MATERIAL PROVIDED:
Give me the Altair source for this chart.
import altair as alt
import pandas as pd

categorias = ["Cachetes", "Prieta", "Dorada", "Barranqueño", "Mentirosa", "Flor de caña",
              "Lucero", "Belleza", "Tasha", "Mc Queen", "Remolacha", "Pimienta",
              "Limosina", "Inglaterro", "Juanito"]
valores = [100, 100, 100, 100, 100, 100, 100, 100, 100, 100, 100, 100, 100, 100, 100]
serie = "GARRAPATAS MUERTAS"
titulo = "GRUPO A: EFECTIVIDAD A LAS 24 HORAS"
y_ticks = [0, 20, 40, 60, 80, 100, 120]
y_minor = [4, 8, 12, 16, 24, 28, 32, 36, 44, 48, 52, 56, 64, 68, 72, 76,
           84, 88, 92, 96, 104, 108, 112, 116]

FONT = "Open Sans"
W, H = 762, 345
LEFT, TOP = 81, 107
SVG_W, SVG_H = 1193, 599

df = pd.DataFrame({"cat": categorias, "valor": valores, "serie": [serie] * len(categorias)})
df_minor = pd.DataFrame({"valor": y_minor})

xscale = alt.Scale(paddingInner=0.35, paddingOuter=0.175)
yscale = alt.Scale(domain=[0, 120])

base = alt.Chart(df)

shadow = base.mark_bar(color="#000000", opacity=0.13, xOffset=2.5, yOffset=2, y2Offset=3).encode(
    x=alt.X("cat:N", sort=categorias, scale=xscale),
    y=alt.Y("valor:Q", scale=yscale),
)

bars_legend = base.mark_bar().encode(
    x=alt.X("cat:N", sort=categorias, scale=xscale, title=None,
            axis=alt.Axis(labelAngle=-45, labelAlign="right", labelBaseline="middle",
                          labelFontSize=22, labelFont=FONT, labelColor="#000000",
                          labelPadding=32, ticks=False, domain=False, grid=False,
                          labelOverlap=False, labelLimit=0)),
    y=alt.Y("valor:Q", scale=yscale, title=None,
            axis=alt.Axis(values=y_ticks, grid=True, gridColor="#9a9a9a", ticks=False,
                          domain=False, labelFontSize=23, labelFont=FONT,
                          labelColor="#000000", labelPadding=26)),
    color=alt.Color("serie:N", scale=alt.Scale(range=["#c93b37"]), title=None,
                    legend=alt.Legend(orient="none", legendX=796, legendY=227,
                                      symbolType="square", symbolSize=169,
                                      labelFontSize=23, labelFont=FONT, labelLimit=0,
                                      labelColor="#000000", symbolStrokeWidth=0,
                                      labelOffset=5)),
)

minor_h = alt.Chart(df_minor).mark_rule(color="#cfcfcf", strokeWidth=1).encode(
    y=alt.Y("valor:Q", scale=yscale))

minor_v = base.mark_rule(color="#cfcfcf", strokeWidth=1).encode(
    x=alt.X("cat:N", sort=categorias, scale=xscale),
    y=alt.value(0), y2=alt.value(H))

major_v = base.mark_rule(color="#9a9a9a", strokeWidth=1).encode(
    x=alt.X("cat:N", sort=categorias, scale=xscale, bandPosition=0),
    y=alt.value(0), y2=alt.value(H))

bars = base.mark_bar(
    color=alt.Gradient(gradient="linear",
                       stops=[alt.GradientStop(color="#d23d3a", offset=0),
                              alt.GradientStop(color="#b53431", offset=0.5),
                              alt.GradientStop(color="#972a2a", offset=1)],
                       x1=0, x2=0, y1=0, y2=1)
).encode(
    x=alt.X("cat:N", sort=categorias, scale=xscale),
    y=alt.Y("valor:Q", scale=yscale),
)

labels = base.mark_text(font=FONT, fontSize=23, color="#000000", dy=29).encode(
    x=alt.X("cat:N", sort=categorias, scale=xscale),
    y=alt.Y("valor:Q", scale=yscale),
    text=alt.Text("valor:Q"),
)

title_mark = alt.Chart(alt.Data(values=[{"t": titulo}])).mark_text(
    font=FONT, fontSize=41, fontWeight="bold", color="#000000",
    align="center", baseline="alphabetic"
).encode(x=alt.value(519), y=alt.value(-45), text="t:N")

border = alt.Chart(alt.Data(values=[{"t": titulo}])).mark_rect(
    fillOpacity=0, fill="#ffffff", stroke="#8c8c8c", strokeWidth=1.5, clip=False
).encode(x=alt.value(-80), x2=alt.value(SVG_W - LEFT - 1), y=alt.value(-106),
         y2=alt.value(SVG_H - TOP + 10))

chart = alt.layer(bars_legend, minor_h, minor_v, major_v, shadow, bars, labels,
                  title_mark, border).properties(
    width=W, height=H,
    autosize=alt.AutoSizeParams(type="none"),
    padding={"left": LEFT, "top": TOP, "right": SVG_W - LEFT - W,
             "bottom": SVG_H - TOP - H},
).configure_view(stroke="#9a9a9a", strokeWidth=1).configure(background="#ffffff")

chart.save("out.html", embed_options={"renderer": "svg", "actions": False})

WHAT THE EXERCISE ASKS:
Quote each line of the data above exactly as written.

OUTPUT FOR THIS TASK:
Give me the Altair source for this chart.
import altair as alt
import pandas as pd

categorias = ["Cachetes", "Prieta", "Dorada", "Barranqueño", "Mentirosa", "Flor de caña",
              "Lucero", "Belleza", "Tasha", "Mc Queen", "Remolacha", "Pimienta",
              "Limosina", "Inglaterro", "Juanito"]
valores = [100, 100, 100, 100, 100, 100, 100, 100, 100, 100, 100, 100, 100, 100, 100]
serie = "GARRAPATAS MUERTAS"
titulo = "GRUPO A: EFECTIVIDAD A LAS 24 HORAS"
y_ticks = [0, 20, 40, 60, 80, 100, 120]
y_minor = [4, 8, 12, 16, 24, 28, 32, 36, 44, 48, 52, 56, 64, 68, 72, 76,
           84, 88, 92, 96, 104, 108, 112, 116]

FONT = "Open Sans"
W, H = 762, 345
LEFT, TOP = 81, 107
SVG_W, SVG_H = 1193, 599

df = pd.DataFrame({"cat": categorias, "valor": valores, "serie": [serie] * len(categorias)})
df_minor = pd.DataFrame({"valor": y_minor})

xscale = alt.Scale(paddingInner=0.35, paddingOuter=0.175)
yscale = alt.Scale(domain=[0, 120])

base = alt.Chart(df)

shadow = base.mark_bar(color="#000000", opacity=0.13, xOffset=2.5, yOffset=2, y2Offset=3).encode(
    x=alt.X("cat:N", sort=categorias, scale=xscale),
    y=alt.Y("valor:Q", scale=yscale),
)

bars_legend = base.mark_bar().encode(
    x=alt.X("cat:N", sort=categorias, scale=xscale, title=None,
            axis=alt.Axis(labelAngle=-45, labelAlign="right", labelBaseline="middle",
                          labelFontSize=22, labelFont=FONT, labelColor="#000000",
                          labelPadding=32, ticks=False, domain=False, grid=False,
                          labelOverlap=False, labelLimit=0)),
    y=alt.Y("valor:Q", scale=yscale, title=None,
            axis=alt.Axis(values=y_ticks, grid=True, gridColor="#9a9a9a", ticks=False,
                          domain=False, labelFontSize=23, labelFont=FONT,
                          labelColor="#000000", labelPadding=26)),
    color=alt.Color("serie:N", scale=alt.Scale(range=["#c93b37"]), title=None,
                    legend=alt.Legend(orient="none", legendX=796, legendY=227,
                                      symbolType="square", symbolSize=169,
                                      labelFontSize=23, labelFont=FONT, labelLimit=0,
                                      labelColor="#000000", symbolStrokeWidth=0,
                                      labelOffset=5)),
)

minor_h = alt.Chart(df_minor).mark_rule(color="#cfcfcf", strokeWidth=1).encode(
    y=alt.Y("valor:Q", scale=yscale))

minor_v = base.mark_rule(color="#cfcfcf", strokeWidth=1).encode(
    x=alt.X("cat:N", sort=categorias, scale=xscale),
    y=alt.value(0), y2=alt.value(H))

major_v = base.mark_rule(color="#9a9a9a", strokeWidth=1).encode(
    x=alt.X("cat:N", sort=categorias, scale=xscale, bandPosition=0),
    y=alt.value(0), y2=alt.value(H))

bars = base.mark_bar(
    color=alt.Gradient(gradient="linear",
                       stops=[alt.GradientStop(color="#d23d3a", offset=0),
                              alt.GradientStop(color="#b53431", offset=0.5),
                              alt.GradientStop(color="#972a2a", offset=1)],
                       x1=0, x2=0, y1=0, y2=1)
).encode(
    x=alt.X("cat:N", sort=categorias, scale=xscale),
    y=alt.Y("valor:Q", scale=yscale),
)

labels = base.mark_text(font=FONT, fontSize=23, color="#000000", dy=29).encode(
    x=alt.X("cat:N", sort=categorias, scale=xscale),
    y=alt.Y("valor:Q", scale=yscale),
    text=alt.Text("valor:Q"),
)

title_mark = alt.Chart(alt.Data(values=[{"t": titulo}])).mark_text(
    font=FONT, fontSize=41, fontWeight="bold", color="#000000",
    align="center", baseline="alphabetic"
).encode(x=alt.value(519), y=alt.value(-45), text="t:N")

border = alt.Chart(alt.Data(values=[{"t": titulo}])).mark_rect(
    fillOpacity=0, fill="#ffffff", stroke="#8c8c8c", strokeWidth=1.5, clip=False
).encode(x=alt.value(-80), x2=alt.value(SVG_W - LEFT - 1), y=alt.value(-106),
         y2=alt.value(SVG_H - TOP + 10))

chart = alt.layer(bars_legend, minor_h, minor_v, major_v, shadow, bars, labels,
                  title_mark, border).properties(
    width=W, height=H,
    autosize=alt.AutoSizeParams(type="none"),
    padding={"left": LEFT, "top": TOP, "right": SVG_W - LEFT - W,
             "bottom": SVG_H - TOP - H},
).configure_view(stroke="#9a9a9a", strokeWidth=1).configure(background="#ffffff")

chart.save("out.html", embed_options={"renderer": "svg", "actions": False})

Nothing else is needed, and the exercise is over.